6. Impact, Funding, and Future Directions
Notable impacts are evident in fast adaptive image filters, robust tracking, uncertainty quantification for critical infrastructure, and improved topological denoising of complex time series. Ellipsoidal filtration fundamentally enables new classes of algorithms that are both computationally efficient and better matched to anisotropic, nonstationary, or uncertain phenomena.
Advanced mathematical analysis, especially involving exact solutions over ellipsoidal domains (e.g., Chandrasekhar theory (Weichman, 2012)), provides analytic and computational advantages in scientific inversion and remote sensing. Research groups supported by competitive national science initiatives (such as the Ramón y Cajal program in Spain) have contributed foundational advances and comprehensive frameworks (Chaudhury et al., 2010).
Anticipated directions include:
- Further development of scalable optimization and SDP approximate solvers for high-dimensional ellipsoidal classification and control.
- Integration of flow-aware, anisotropic filtering strategies into persistent homology computation for increasingly complex or high-dimensional dynamical systems.
- Refinement of data-driven, multiscale, and mixture-based ellipsoidal models, augmented by robust Bayesian statistics to handle outlier-dominated scenarios.

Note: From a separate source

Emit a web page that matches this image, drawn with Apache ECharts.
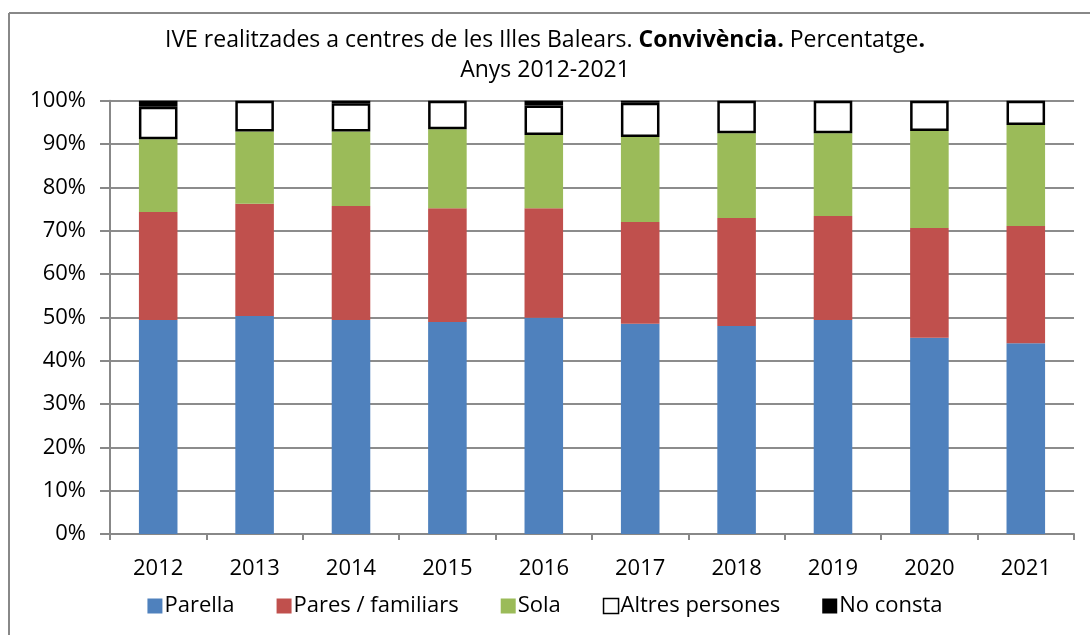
<!DOCTYPE html>
<html>
<head>
<meta charset="utf-8">
<script src="https://cdn.jsdelivr.net/npm/echarts@6/dist/echarts.min.js"></script>
<style>
  html, body { margin:0; padding:0; background:#fff; }
  #chart { width:1090px; height:635px; }
</style>
</head>
<body>
<div id="chart"></div>
<script>
const years = ['2012','2013','2014','2015','2016','2017','2018','2019','2020','2021'];
const parella   = [49.4, 50.3, 49.4, 48.9, 49.9, 48.5, 48.0, 49.4, 45.3, 44.0];
const pares     = [24.9, 25.9, 26.3, 26.3, 25.3, 23.5, 24.9, 24.0, 25.3, 27.1];
const sola      = [16.8, 16.7, 17.2, 18.2, 16.9, 19.6, 19.6, 19.1, 22.4, 23.3];
const altres    = [ 7.5,  7.1,  6.5,  6.6,  6.8,  7.9,  7.5,  7.5,  7.0,  5.6];
const noConsta  = [ 1.4,  0.0,  0.6,  0.0,  1.1,  0.5,  0.0,  0.0,  0.0,  0.0];
const yTicks = ['0%','10%','20%','30%','40%','50%','60%','70%','80%','90%','100%'];

const font = '"Open Sans", "Noto Sans", sans-serif';
const chart = echarts.init(document.getElementById('chart'), null, { renderer:'canvas' });

function bar(name, data, color, extra) {
  return Object.assign({
    type:'bar', name, data, stack:'total', barWidth:'40%',
    itemStyle:{ color, borderColor: color, borderWidth:0 },
    emphasis:{ disabled:true }
  }, extra || {});
}

chart.setOption({
  backgroundColor:'#fff',
  animation:false,
  textStyle:{ fontFamily: font },
  title:{
    left:'center', top:20,
    text:'IVE realitzades a centres de les Illes Balears. {b|Convivència.} Percentatge{b|.}\nAnys 2012-2021',
    textStyle:{
      fontFamily: font, fontSize:23, fontWeight:'normal', color:'#000', lineHeight:30,
      rich:{ b:{ fontFamily: font, fontSize:23, fontWeight:'bold', color:'#000' } }
    }
  },
  legend:{
    bottom:13, left:'center', itemWidth:15, itemHeight:15, itemGap:42,
    textStyle:{ fontFamily: font, fontSize:22, color:'#000', padding:[0,0,0,-3] },
    data:[
      { name:'Parella', icon:'rect' },
      { name:'Pares / familiars', icon:'rect' },
      { name:'Sola', icon:'rect' },
      { name:'Altres persones', icon:'rect', itemStyle:{ color:'#fff', borderColor:'#000', borderWidth:1.5 } },
      { name:'No consta', icon:'rect' }
    ]
  },
  grid:{ left:110, right:16, top:100.7, bottom:101, containLabel:false },
  xAxis:{
    type:'category', data:years,
    axisLine:{ lineStyle:{ color:'#888', width:2 } },
    axisTick:{ show:true, length:6, inside:false, lineStyle:{ color:'#888', width:2 } },
    axisLabel:{ fontFamily: font, fontSize:22, color:'#000', margin:24 }
  },
  yAxis:{
    type:'value', min:0, max:100, interval:10,
    axisLine:{ show:true, lineStyle:{ color:'#888', width:2 } },
    axisTick:{ show:true, length:10, lineStyle:{ color:'#888', width:2 } },
    axisLabel:{ fontFamily: font, fontSize:22, color:'#000', margin:24,
      formatter: v => yTicks[Math.round(v/10)] },
    splitLine:{ show:true, lineStyle:{ color:'#8c8c8c', width:2 } }
  },
  graphic:[
    { type:'line', shape:{ x1:9, y1:13, x2:1090, y2:13 }, style:{ stroke:'#888', lineWidth:2 } },
    { type:'line', shape:{ x1:9, y1:13, x2:9, y2:635 }, style:{ stroke:'#888', lineWidth:2 } }
  ],
  series:[
    bar('Parella', parella, '#4f81bd'),
    bar('Pares / familiars', pares, '#c0504d'),
    bar('Sola', sola, '#9bbb59'),
    bar('Altres persones', altres, '#fff', { itemStyle:{ color:'#fff', borderColor:'#000', borderWidth:2.5 } }),
    bar('No consta', noConsta, '#000')
  ]
});
</script>
</body>
</html>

- Applications to online learning, real-time robotics, multi-stage decision making, and persistent topological feature extraction from streaming data.
Ellipsoidal filtration thus remains a vibrant area connecting computational geometry, statistical modeling, topological data analysis, control theory, and application domains demanding adaptive, geometrically faithful filtering paradigms.